<まちビズ最前線>
 社会課題の解決に企業側から自治体の協力を求める「逆プロポーザル」(逆プロポ)という手法が注目されている。渋谷区のスタートアップ「ソーシャル・エックス」が展開し、官と民が協力して新しい事業を立ち上げる「官民共創」の一翼を担っている。(砂本紅年)

官民共創の拠点「アーチ」では官民、業種を超えて社員らが自由に意見交換する場をつくることができる=港区の虎ノ門ヒルズ内で

◆20件以上のプロジェクト成立

 「逆プロポは市民サービスの向上に役立つ。地元に戻った後はノウハウを生かしたい」。4月から1年の期限で、同社に出向中の愛知県豊田市の職員、中根慶柾(よしまさ)さん(32)は力を込める。  逆プロポは、自治体が民間企業に提案や企画を募り、予算をつける「公募型プロポーザル」の逆バージョン。企業側が関心のある社会課題や予算を提示し、自治体が課題解決に向けた企画やアイデアを提案する。  名乗りをあげた自治体は、予算をかけずに社会課題解決の糸口を得る。企業は、自治体との共同事業によって信頼性が向上し、契約や投資の呼び込みを期待できる。これまでに医療、防災、子育て支援などの課題解決に関する20件以上のプロジェクトが成立した。

◆行政にも「考える力」を

官民の文化の違いを理解する人材育成のため4月からソーシャル・エックスに出向中の愛知県豊田市の中根慶柾さん

 豊田市は2022年、東京の情報サービス会社による自治体の公開データに関するプロジェクトに応募し、半年ほど意見交換した。  新規事業にはつながらなかったが、市情報戦略課の神谷和磨さん(39)は「行政が自ら『考える力』を高めなければ時代に遅れ、社会課題の根本解決はできない。
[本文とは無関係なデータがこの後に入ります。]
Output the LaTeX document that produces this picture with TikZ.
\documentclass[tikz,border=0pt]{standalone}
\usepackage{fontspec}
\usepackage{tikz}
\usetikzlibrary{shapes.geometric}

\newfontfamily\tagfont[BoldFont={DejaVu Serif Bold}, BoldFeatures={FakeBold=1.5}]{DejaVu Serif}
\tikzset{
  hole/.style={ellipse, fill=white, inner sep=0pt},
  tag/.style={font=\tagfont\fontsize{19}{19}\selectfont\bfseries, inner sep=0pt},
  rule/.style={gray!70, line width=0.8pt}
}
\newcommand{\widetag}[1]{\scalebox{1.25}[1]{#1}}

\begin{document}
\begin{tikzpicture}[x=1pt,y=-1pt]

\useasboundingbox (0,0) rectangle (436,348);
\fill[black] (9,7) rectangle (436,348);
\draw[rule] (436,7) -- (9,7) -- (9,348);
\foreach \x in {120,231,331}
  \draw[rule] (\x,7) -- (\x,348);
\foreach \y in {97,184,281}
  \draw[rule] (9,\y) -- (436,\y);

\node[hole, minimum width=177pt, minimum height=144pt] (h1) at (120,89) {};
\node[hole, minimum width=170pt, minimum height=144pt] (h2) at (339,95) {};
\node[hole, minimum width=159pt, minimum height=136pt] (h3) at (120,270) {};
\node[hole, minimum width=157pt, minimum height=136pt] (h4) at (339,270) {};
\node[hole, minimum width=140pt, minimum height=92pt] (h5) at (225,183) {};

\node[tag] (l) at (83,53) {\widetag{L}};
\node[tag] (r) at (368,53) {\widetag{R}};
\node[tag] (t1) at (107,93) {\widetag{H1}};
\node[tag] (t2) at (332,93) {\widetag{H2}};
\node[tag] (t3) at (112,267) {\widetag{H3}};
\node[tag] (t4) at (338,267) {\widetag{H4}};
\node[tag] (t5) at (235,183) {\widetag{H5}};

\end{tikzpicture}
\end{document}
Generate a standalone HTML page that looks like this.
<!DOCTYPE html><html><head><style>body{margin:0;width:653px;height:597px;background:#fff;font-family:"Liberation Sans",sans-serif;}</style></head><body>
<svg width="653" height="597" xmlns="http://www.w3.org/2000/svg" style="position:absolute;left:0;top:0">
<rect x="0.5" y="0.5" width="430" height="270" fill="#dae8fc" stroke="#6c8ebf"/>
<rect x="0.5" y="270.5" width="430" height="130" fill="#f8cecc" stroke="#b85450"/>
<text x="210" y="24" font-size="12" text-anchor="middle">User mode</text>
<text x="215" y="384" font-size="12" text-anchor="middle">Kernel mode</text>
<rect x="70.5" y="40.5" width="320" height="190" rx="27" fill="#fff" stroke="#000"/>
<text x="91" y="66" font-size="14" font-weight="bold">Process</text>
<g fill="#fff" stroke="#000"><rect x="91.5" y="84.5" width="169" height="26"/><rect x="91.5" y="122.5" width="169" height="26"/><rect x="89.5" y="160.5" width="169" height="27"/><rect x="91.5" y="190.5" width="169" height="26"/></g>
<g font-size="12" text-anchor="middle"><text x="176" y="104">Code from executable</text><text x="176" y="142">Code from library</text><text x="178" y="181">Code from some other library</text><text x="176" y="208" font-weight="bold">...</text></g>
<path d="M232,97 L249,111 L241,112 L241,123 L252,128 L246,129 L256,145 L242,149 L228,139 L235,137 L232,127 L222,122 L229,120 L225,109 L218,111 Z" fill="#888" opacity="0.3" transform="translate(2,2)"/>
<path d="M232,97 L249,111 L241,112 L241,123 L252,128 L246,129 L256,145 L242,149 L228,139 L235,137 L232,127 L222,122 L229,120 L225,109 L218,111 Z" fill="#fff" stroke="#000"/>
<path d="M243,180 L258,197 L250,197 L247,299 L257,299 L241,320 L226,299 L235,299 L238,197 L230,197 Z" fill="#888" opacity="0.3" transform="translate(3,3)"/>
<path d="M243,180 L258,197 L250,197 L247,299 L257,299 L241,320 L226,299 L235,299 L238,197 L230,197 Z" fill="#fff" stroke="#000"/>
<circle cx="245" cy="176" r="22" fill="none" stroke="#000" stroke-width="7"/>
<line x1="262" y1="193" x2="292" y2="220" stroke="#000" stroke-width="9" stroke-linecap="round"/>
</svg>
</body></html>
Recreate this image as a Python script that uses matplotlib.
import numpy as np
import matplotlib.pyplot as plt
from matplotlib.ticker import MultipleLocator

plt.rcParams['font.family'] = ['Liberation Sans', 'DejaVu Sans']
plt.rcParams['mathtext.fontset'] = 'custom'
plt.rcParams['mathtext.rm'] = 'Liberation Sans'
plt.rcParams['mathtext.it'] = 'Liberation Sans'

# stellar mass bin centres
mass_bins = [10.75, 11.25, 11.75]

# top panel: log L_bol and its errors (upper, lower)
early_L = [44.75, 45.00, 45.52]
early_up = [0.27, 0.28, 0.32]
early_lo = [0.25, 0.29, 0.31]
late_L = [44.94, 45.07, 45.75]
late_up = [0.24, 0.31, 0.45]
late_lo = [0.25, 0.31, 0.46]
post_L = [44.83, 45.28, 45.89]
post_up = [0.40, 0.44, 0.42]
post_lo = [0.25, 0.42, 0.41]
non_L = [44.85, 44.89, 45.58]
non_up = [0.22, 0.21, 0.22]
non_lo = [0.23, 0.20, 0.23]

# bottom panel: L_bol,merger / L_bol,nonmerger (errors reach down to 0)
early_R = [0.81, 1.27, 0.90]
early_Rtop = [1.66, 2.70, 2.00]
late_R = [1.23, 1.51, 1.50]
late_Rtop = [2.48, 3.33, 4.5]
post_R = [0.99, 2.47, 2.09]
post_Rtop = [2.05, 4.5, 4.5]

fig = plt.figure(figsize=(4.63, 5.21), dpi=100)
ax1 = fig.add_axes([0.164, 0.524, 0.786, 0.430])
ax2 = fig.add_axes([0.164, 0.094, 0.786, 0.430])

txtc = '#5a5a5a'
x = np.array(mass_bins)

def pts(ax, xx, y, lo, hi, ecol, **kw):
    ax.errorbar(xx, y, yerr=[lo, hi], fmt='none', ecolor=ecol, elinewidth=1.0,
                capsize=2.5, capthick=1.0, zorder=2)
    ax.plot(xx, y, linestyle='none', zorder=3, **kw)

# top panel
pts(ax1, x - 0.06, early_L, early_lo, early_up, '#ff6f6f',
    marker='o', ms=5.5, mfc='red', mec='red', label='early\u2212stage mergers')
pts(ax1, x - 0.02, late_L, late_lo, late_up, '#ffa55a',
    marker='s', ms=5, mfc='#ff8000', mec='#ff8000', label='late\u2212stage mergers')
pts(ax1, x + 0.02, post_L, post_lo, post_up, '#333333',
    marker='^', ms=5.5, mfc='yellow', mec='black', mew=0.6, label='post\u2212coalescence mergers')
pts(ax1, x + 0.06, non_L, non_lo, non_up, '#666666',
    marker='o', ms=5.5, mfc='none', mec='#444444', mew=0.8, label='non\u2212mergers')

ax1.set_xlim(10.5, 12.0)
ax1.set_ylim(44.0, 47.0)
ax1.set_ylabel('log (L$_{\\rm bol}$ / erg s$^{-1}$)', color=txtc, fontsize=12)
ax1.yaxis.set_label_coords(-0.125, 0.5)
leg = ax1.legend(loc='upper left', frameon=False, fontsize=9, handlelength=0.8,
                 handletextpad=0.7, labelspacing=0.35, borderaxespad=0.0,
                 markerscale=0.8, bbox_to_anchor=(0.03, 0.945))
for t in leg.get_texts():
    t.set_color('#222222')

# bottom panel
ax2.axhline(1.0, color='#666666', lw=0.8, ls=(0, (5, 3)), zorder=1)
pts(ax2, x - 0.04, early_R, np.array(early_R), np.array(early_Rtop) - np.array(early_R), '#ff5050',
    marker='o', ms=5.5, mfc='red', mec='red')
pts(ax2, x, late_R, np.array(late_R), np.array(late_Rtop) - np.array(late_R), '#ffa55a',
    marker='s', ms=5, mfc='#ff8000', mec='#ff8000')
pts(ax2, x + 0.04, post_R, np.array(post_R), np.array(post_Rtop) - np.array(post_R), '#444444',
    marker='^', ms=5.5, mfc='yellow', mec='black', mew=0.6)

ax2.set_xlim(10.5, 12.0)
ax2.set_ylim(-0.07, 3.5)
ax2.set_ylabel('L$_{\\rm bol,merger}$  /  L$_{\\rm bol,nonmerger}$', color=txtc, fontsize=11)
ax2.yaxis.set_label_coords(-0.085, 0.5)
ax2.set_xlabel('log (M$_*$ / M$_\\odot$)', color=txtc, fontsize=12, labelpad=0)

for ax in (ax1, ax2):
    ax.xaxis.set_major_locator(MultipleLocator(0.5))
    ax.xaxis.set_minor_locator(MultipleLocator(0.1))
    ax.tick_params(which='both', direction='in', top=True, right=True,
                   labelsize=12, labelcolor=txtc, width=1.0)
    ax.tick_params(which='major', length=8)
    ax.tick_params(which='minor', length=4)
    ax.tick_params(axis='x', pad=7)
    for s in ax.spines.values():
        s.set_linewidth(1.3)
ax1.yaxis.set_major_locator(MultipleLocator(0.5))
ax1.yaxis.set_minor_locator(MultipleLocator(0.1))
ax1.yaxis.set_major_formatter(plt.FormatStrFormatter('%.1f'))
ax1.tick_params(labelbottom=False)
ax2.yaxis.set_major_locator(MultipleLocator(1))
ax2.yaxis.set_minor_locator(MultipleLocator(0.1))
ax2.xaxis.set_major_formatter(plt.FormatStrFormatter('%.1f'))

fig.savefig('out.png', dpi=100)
逆プロポは行政側も考えなければならない場面が多い点がいい」と話す。その後、ソーシャル・エックスの別サービスを通じて、さまざまな行政課題について数社と継続的に意見交換中。中根さんの出向も、今後の「官民共創」推進に向けた人材育成の一環だ。

◆「今は存在しない価値」一緒につくる

 同社は、港区の新規事業創出支援拠点「ARCH(アーチ)」内で、官民共創のアドバイス役としても活動している。拠点に登録する大手企業120社と全国の自治体をつなぎ、社会課題解決に向けた対話や交流を進める。企業が自治体に自社製品・サービスの営業をすることは禁止しており、利用自治体の安心感につながっているという。
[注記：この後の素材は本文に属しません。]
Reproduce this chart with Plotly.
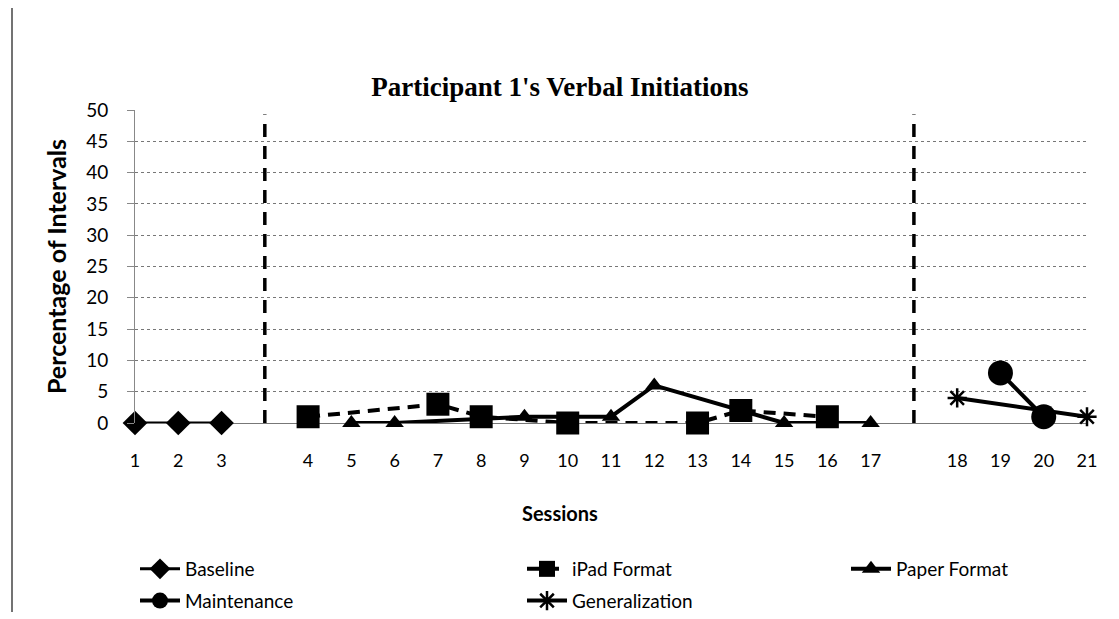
import plotly.graph_objects as go

# Category axis (blank slots for phase-change lines)
categories = ["1", "2", "3", " ", "4", "5", "6", "7", "8", "9", "10", "11", "12",
              "13", "14", "15", "16", "17", "  ", "18", "19", "20", "21"]
phase_breaks = [" ", "  "]

baseline_x = ["1", "2", "3"]
baseline_y = [0, 0, 0]
ipad_x = ["4", "7", "8", "10", "13", "14", "16"]
ipad_y = [1, 3, 1, 0, 0, 2, 1]
paper_x = ["5", "6", "9", "11", "12", "15", "17"]
paper_y = [0, 0, 1, 1, 6, 0, 0]
maint_x = ["19", "20"]
maint_y = [8, 1]
gen_x = ["18", "21"]
gen_y = [4, 1]

y_ticks = list(range(0, 55, 5))

# page body has an 8px margin, so the figure is 8px smaller each way
W, H = 1111, 611
L, R, T, B = 127, 32, 102, 196
PW, PH = W - L - R, H - T - B


def px_x(fx):
    return (fx - L) / PW


def px_y(fy):
    return (H - B - fy) / PH


fig = go.Figure()

for b in phase_breaks:
    fig.add_trace(go.Scatter(x=[b, b], y=[0, 49.3], mode="lines",
                             line=dict(color="black", width=3.5, dash="13px,9px"),
                             showlegend=False, hoverinfo="skip"))

fig.add_trace(go.Scatter(x=baseline_x, y=baseline_y, name="Baseline", mode="lines+markers",
                         legend="legend", legendgroup="a",
                         line=dict(color="black", width=3),
                         marker=dict(symbol="diamond", size=19, color="black"),
                         cliponaxis=False))
fig.add_trace(go.Scatter(x=ipad_x, y=ipad_y, name="iPad Format", mode="lines+markers",
                         legend="legend2", legendgroup="b",
                         line=dict(color="black", width=4, dash="12px,8px"),
                         marker=dict(symbol="square", size=23, color="black"),
                         cliponaxis=False))
fig.add_trace(go.Scatter(x=paper_x, y=paper_y, name="Paper Format", mode="lines+markers",
                         legend="legend3", legendgroup="c",
                         line=dict(color="black", width=4),
                         marker=dict(symbol="triangle-up", size=16, color="black"),
                         cliponaxis=False))
fig.add_trace(go.Scatter(x=maint_x, y=maint_y, name="Maintenance", mode="lines+markers",
                         legend="legend", legendgroup="d",
                         line=dict(color="black", width=4),
                         marker=dict(symbol="circle", size=25, color="black"),
                         cliponaxis=False))
fig.add_trace(go.Scatter(x=gen_x, y=gen_y, name="Generalization", mode="lines+markers",
                         legend="legend2", legendgroup="e",
                         line=dict(color="black", width=4),
                         marker=dict(symbol="asterisk-open", size=16, color="black",
                                     line=dict(color="black", width=2.5)),
                         cliponaxis=False))

leg_common = dict(orientation="v", xref="paper", yref="paper",
                  xanchor="left", yanchor="top", y=px_y(542),
                  tracegroupgap=4, font=dict(size=19, family="Lato", color="black"),
                  bgcolor="rgba(0,0,0,0)", itemwidth=40)

fig.update_layout(
    width=W, height=H,
    margin=dict(l=L, r=R, t=T, b=B, autoexpand=False),
    paper_bgcolor="white", plot_bgcolor="white",
    title=dict(text="<b>Participant 1's Verbal Initiations</b>",
               font=dict(family="Liberation Serif", size=27, color="black"),
               x=552 / W, xanchor="center", xref="container", y=1 - 79 / H, yanchor="middle"),
    font=dict(family="Lato", size=18, color="black"),
    xaxis=dict(type="category", categoryorder="array", categoryarray=categories,
               range=[0, 22], showgrid=False, zeroline=False,
               showline=False, ticks="", ticklabelstandoff=25,
               tickfont=dict(size=18, family="Lato")),
    yaxis=dict(range=[0, 50], tickvals=y_ticks, showgrid=True,
               gridcolor="#777", griddash="dot", gridwidth=1,
               zeroline=True, zerolinecolor="#777", zerolinewidth=1,
               showline=True, linecolor="#888", linewidth=1,
               ticks="outside", ticklen=7, tickcolor="#888", ticklabelstandoff=15,
               tickfont=dict(size=19, family="Lato"),
               title=dict(text="<b>Percentage of Intervals</b>", font=dict(size=25, family="Lato"),
                          standoff=12)),
    legend=dict(x=px_x(127), **leg_common),
    legend2=dict(x=px_x(514), **leg_common),
    legend3=dict(x=px_x(838), **leg_common),
    annotations=[dict(text="<b>Sessions</b>", xref="paper", yref="paper",
                      x=px_x(552), y=px_y(505), xanchor="center", yanchor="middle",
                      showarrow=False, font=dict(size=20, family="Lato", color="black"))],
    shapes=[dict(type="line", xref="paper", yref="paper",
                 x0=px_x(4), x1=px_x(4),
                 y0=px_y(0), y1=px_y(604),
                 line=dict(color="#444", width=1.5))],
)

fig.write_html("out.html")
昨年秋、ソーシャル・エックスの研修プログラムに参加し、官民共創のあり方について考えた豊田市職員ら

 同社ディレクターの志賀久美子さんは「官民共創は、『今は存在しない新しい価値』を官民で一緒につくること」と強調。「欧州を中心に、社会に良い影響を与える事業を展開しているかが企業への投資判断の要素となっており、企業の関心も高まっている」と話した。